My sisters, brother in law and I were visiting my parents who have lately been transferred here which made us fetch milk for them a day or two.
Day before yesterday evening we had gone to fetch the milk. We didn’t wait for long when the milk Vander arrived in silver colored Maruti Van. He had three big Milk tanks in his car and anxiously waiting costumers. As the Van stopped on the roadside the residents hurried to form a queue rushing and pushing each other to stand in the front.
The Milk Man is in his mid forties. He has worn a white apron, a pair of old slippers and very cheap half-pant which had its laces dangling in-front. His face was covered with sweats and he had worn a surgical mask which was supposed to cover his mouth but it was covering his chin instead. He was chewing Doma (betel nut) furiously and threatening the residents of not selling his diary milk to those who are not in the queue. Incredibly, all of them slowly adjusted into the queue. What else is expected when the seller is dominating the scene and when the helpless costumers don’t have a choice?

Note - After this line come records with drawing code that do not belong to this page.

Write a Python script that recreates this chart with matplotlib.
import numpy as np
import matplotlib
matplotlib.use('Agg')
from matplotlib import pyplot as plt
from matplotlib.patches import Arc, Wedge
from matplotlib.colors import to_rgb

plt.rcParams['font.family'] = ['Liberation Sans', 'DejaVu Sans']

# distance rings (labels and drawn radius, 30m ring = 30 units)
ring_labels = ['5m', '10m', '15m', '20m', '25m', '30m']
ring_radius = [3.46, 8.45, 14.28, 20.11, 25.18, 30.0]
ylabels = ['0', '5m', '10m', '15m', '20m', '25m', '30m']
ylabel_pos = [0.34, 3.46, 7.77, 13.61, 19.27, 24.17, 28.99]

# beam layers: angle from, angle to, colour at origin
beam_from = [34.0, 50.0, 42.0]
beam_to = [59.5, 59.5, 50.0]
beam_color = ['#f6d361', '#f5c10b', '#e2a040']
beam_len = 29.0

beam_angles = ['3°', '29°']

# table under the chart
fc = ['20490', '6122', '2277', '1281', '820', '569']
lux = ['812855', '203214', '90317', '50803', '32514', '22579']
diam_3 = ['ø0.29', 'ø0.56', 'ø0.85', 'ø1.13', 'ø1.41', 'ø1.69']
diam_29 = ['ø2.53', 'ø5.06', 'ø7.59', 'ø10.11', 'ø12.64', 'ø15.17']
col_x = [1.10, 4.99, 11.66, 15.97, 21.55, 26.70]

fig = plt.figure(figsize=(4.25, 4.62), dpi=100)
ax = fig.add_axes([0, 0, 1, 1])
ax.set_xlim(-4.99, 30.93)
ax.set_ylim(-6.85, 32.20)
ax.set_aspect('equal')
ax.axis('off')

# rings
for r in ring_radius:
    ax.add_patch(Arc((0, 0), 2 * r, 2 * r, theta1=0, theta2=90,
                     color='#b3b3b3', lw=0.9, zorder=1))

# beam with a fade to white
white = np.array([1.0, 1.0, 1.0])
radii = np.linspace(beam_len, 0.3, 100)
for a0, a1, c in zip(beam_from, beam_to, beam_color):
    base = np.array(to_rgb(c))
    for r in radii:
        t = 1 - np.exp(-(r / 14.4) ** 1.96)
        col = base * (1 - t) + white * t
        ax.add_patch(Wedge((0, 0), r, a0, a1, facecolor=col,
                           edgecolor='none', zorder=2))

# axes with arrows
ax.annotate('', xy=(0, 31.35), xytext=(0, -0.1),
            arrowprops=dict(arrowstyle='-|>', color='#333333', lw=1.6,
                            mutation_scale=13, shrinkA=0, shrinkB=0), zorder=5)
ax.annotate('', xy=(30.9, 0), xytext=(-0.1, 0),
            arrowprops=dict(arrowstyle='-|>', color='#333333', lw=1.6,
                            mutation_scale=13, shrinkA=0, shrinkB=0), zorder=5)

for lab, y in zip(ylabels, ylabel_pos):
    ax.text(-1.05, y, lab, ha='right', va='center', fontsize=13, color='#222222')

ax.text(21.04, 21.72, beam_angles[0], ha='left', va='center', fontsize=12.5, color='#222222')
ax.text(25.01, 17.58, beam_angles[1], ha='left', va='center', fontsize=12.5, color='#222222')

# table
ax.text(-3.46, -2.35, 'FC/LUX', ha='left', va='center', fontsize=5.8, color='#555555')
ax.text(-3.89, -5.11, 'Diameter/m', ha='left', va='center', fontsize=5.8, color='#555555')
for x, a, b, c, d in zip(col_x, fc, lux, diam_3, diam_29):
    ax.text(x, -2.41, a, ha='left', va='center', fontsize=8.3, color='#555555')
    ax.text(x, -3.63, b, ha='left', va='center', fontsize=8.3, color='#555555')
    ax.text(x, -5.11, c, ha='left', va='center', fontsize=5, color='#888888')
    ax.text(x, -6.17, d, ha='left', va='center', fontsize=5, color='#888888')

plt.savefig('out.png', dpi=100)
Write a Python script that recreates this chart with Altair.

He started filling one bottle at a time and carefully counting the money twice. Few more bottles were fill in-queue when a couple of his close acquaintance costumers sneaked in from behind and he started filling their bottles. How democratic is that? I seriously believe that democracy is not all freedom but it is also equally means responsibility. Those sneakers really needed a serious education on democracy!
Back to our not so creamy milk man, he seems OK with it and when one of the fellow costumers complains about it he bluntly asked others to be in the queue. How wicked? He was handling the milk with his bare hands; the funnel went trembling on the floor and into the tanks and the milk man kept becoming more enraged as the queue shortened.
This morning my mother and I went to fetch the milk. The day, time and the place had changed but not his attitude, manner of handling his diary product and his other-wise valuable costumers. It was 5:00 am and we were standing in the queue in the main Taxi Parking.
We didn’t face any pushing and pulling as the number of costumers was less in the morning. But our infamous milk man with his infamous demeanors filled my bottle with approximately an ounce less than my mother’s. I asked him to see the difference in the level as we had the same sized bottles. He got angry and poured a jug of milk to fill my bottle and requested me not to come again to buy milk from him if I think it’s not working. Is it a Funny incident, insensible or an intolerable act? You decide. I was embarrassed but, I firmly thanked him.
Though he brings one of the most valuable commodities for the residents of Samtse Town but I didn’t feel to show my appreciation for this man nor did I find anybody interested too. For him, it seemed, only money counts. He was too busy doing business that he is un-aware of the invaluable service he has been rendering to the community here. He only knows how to drive his milk Van and take the money from his costumers but he seems certainly not aware that the money that helps him send his children to school or bring food on the table for his family comes out of the pockets of milk costumers like us. I don’t demand respect or humbleness from him but we deserve fairness and politeness on his part for the virtue of us being his costumer. He knows all the tricks under the sun how to betray the costumers but he seems not bothered or worried of the silent curses from his dormant costumers. God Bless Him.